The idea of learning an alternative representation/features/embeddings of data is a prevalent one in machine learning. You already saw how we used features computed by AlexNet as a component of a model. Good representations will make downstream tasks (like generating new data, clustering, computing distances) perform much better.
With autoencoders, we were able to learn a representation of MNIST digits. In lab 4, we use an autoencoder to learn a representation of a census record. In both cases, we used a model that looks like this:
This type of architecture works well for certain types of data (e.g. images) that are easy to generate, and whose meaning is encoded in the input data representation (e.g. the pixels). Such architectures can and has be used to learn embeddings for things like faces, books, and even molecules!
But what if we want to train an embedding on words? Words are different from images or even molecules, in that the meaning of a word is not represented by the letters that make up the word (the same way that the meaning of an image is represented by the pixels that make up the pixel). Instead, the meaning of words comes from how they are used in conjunction with other words.

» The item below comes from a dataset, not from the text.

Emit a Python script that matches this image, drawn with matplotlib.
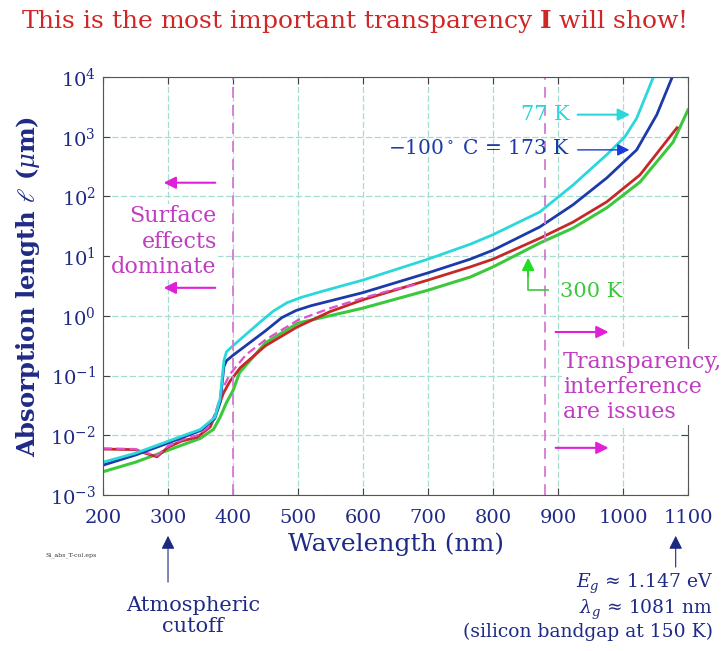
import numpy as np
import matplotlib
matplotlib.use('Agg')
import matplotlib.pyplot as plt

plt.rcParams['font.family'] = 'DejaVu Serif'
plt.rcParams['mathtext.fontset'] = 'dejavuserif'

# absorption length data, wavelength in nm and log10(length in um)
lam_77 = [200, 250, 300, 350, 372, 380, 386, 390, 400, 440, 462, 483, 505, 540, 600, 700,
          765, 800, 872, 923, 975, 1003, 1021, 1046]
log_77 = [-2.45, -2.30, -2.10, -1.90, -1.70, -1.40, -0.75, -0.60, -0.50, -0.12, 0.08, 0.22,
          0.31, 0.42, 0.60, 0.95, 1.20, 1.36, 1.74, 2.19, 2.70, 3.00, 3.31, 3.98]

lam_173 = [200, 250, 300, 350, 372, 380, 386, 390, 400, 450, 475, 497, 520, 600, 700, 765,
           800, 872, 923, 975, 1021, 1052, 1075]
log_173 = [-2.50, -2.33, -2.13, -1.92, -1.72, -1.45, -0.85, -0.75, -0.66, -0.25, -0.03, 0.09,
           0.17, 0.39, 0.72, 0.95, 1.10, 1.49, 1.86, 2.31, 2.78, 3.37, 3.98]

lam_red = [200, 250, 265, 283, 300, 320, 345, 365, 375, 385, 395, 411, 450, 498, 549, 600,
           700, 765, 800, 872, 923, 975, 1026, 1083]
log_red = [-2.23, -2.24, -2.30, -2.36, -2.20, -2.10, -2.03, -1.86, -1.60, -1.30, -1.10, -0.87,
           -0.50, -0.19, 0.07, 0.27, 0.60, 0.82, 0.95, 1.30, 1.57, 1.91, 2.36, 3.15]

lam_300 = [200, 250, 300, 350, 370, 380, 390, 400, 410, 450, 500, 600, 700, 765, 800, 872,
           923, 975, 1026, 1077, 1100]
log_300 = [-2.61, -2.45, -2.25, -2.05, -1.90, -1.70, -1.45, -1.25, -0.95, -0.45, -0.12, 0.13,
           0.43, 0.65, 0.82, 1.22, 1.47, 1.81, 2.24, 2.91, 3.45]

lam_mag = [200, 250, 265, 283, 300, 320, 345, 365, 375, 385, 395, 420, 450, 500, 550, 600,
           650, 680]
log_mag = [-2.22, -2.23, -2.29, -2.34, -2.18, -2.08, -2.00, -1.84, -1.55, -1.20, -0.98, -0.65,
           -0.40, -0.07, 0.13, 0.30, 0.45, 0.52]

xticks = [200, 300, 400, 500, 600, 700, 800, 900, 1000, 1100]
yticks = [1e-3, 1e-2, 1e-1, 1e0, 1e1, 1e2, 1e3, 1e4]
ytick_labels = ['$10^{%d}$' % k for k in range(-3, 5)]

navy = '#1f2a85'
cyan = '#2ad8dc'
blue = '#1c3aa8'
red = '#c62828'
green = '#3cc83c'
magenta = '#e020d8'
mag_text = '#c03cc0'

fig = plt.figure(figsize=(7.28, 6.51), dpi=100)
ax = fig.add_axes([0.1415, 0.2396, 0.8036, 0.6421])

ax.semilogy(lam_300, 10**np.array(log_300), color=green, lw=2.2)
ax.semilogy(lam_red, 10**np.array(log_red), color=red, lw=2.0)
ax.semilogy(lam_mag, 10**np.array(log_mag), color='#e050d0', lw=1.6, ls=(0, (4, 2)))
ax.semilogy(lam_173, 10**np.array(log_173), color=blue, lw=2.0)
ax.semilogy(lam_77, 10**np.array(log_77), color=cyan, lw=2.0)

ax.set_xlim(200, 1100)
ax.set_ylim(1e-3, 1e4)
ax.set_xticks(xticks)
ax.set_xticklabels([str(t) for t in xticks])
ax.set_yticks(yticks)
ax.set_yticklabels(ytick_labels)
ax.yaxis.set_minor_locator(matplotlib.ticker.NullLocator())
ax.tick_params(direction='in', top=True, right=True, length=5, width=0.8,
               labelsize=14, labelcolor=navy, color='#444444')
ax.tick_params(axis='x', pad=10)
ax.tick_params(axis='y', pad=5)
ax.grid(True, color='#a6ddd2', lw=0.9, ls=(0, (5, 2)))
for s in ax.spines.values():
    s.set_color('#555555')
    s.set_linewidth(0.8)

ax.axvline(400, color='#d47ad4', lw=1.3, ls=(0, (6, 4)))
ax.axvline(880, color='#d47ad4', lw=1.3, ls=(0, (6, 4)))

ax.set_xlabel('Wavelength (nm)', fontsize=18, color=navy, labelpad=4)
ax.set_ylabel(r'Absorption length $\ell$ ($\mu$m)', fontsize=17.5, color=navy,
              fontweight='bold', labelpad=6)

fig.text(0.486, 0.967, r'This is the most important transparency $\mathbf{I}$ will show!',
         ha='center', va='center', fontsize=18, color='#d02626')

# temperature labels
ax.text(918, 10**3.37, '77 K', ha='right', va='center', fontsize=15, color=cyan)
ax.annotate('', xy=(1015, 10**3.37), xytext=(926, 10**3.37),
            arrowprops=dict(arrowstyle='-|>', color=cyan, lw=1.5, mutation_scale=18))
ax.text(918, 10**2.80, r'$-$100$^\circ$ C = 173 K', ha='right', va='center',
        fontsize=14.5, color=blue)
ax.annotate('', xy=(1014, 10**2.78), xytext=(926, 10**2.78),
            arrowprops=dict(arrowstyle='-|>', color='#1a3ad8', lw=1.0, mutation_scale=18))
ax.plot([854, 854, 885], [10**0.90, 10**0.43, 10**0.43], color=green, lw=1.2)
ax.annotate('', xy=(854, 10**1.02), xytext=(854, 10**0.62),
            arrowprops=dict(arrowstyle='-|>', color='#22dd22', lw=1.5, mutation_scale=18))
ax.text(903, 10**0.40, '300 K', ha='left', va='center', fontsize=15, color=green)

# region notes
box = dict(facecolor='white', edgecolor='none', pad=1)
ax.text(375, 10**1.24, 'Surface\neffects\ndominate', ha='right', va='center',
        fontsize=16, color=mag_text, linespacing=1.2, bbox=box)
for ly in [2.23, 0.47]:
    ax.annotate('', xy=(289, 10**ly), xytext=(377, 10**ly),
                arrowprops=dict(arrowstyle='-|>', color=magenta, lw=1.5, mutation_scale=18))
ax.text(908, 10**-1.19, 'Transparency,\ninterference\nare issues', ha='left', va='center',
        fontsize=16, color=mag_text, linespacing=1.2, bbox=box)
for ly in [-0.27, -2.21]:
    ax.annotate('', xy=(982, 10**ly), xytext=(892, 10**ly),
                arrowprops=dict(arrowstyle='-|>', color=magenta, lw=1.5, mutation_scale=18))

# notes below the axis
bl = ax.get_xaxis_transform()
ax.annotate('', xy=(300, -0.091), xytext=(300, -0.215), xycoords=bl, textcoords=bl,
            arrowprops=dict(arrowstyle='-|>', color='#1a2a80', lw=0.8, mutation_scale=20))
ax.text(338, -0.29, 'Atmospheric\ncutoff', transform=bl, ha='center', va='center',
        fontsize=15, color=navy, linespacing=1.15)
ax.annotate('', xy=(1081, -0.091), xytext=(1081, -0.179), xycoords=bl, textcoords=bl,
            arrowprops=dict(arrowstyle='-|>', color='#1a2a80', lw=0.8, mutation_scale=20))
ax.text(1.043, -0.267, '$E_g$ ≈ 1.147 eV\n$\\lambda_g$ ≈ 1081 nm\n(silicon bandgap at 150 K)',
        transform=ax.transAxes, ha='right', va='center', fontsize=13.5, color=navy,
        linespacing=1.1)
ax.text(-0.099, -0.145, 'Si_abs_T-col.eps', transform=ax.transAxes, ha='left', va='center',
        fontsize=4.5, color='#333333')

fig.savefig('out.png', dpi=100)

A word2vec model learns embedding of words using the following architecture:
Specific word2vec models differ in the which "nearby words" is predicted using the decoder: is it the 3 context words that appeared before the input word? Is it the 3 words that appeared after? Or is it a combination of the two words that appeared before and two words that appeared after the input word?
These models are trained using a large corpus of text: for example the whole of Wikipedia or a large collection of news articles. We won't train our own word2vec models in this course, so we won't talk about the many considerations involved in training a word2vec model.
Instead, we will use a set of pre-trained word embeddings. These are embeddings that someone else took the time and computational power to train. One of the most commonly-used pre-trained word embeddings are the GloVe embeddings.
GloVe is a variation of a word2vec model. Again, the specifics of the algorithm and its training will be beyond the scope of this course. You should think of GloVe embeddings similarly to pre-trained AlexNet weights. More information about GloVe is available here: https://nlp.stanford.edu/projects/glove/
Unlike AlexNet, there are several variations of GloVe embeddings. They differ in the corpus used to train the embedding, and the size of the embeddings.
To load pre-trained GloVe embeddings, we'll use a package called torchtext
.
The package torchtext
contains other useful tools for working with text
that we will see later in the course. The documentation for torchtext
GloVe vectors are available at: https://torchtext.readthedocs.io/en/latest/vocab.html#glove
We'll begin by loading a set of GloVe embeddings. The first time you run the code below, Python will download a large file (862MB) containing the pre-trained embeddings.
import torch
import torchtext
# The first time you run this will download a ~823MB file
glove = torchtext.vocab.GloVe(name="6B", # trained on Wikipedia 2014 corpus
dim=50) # embedding size = 100
Let's look at what the embedding of the word "car" looks like:
glove['cat']
It is a torch tensor with dimension (50,)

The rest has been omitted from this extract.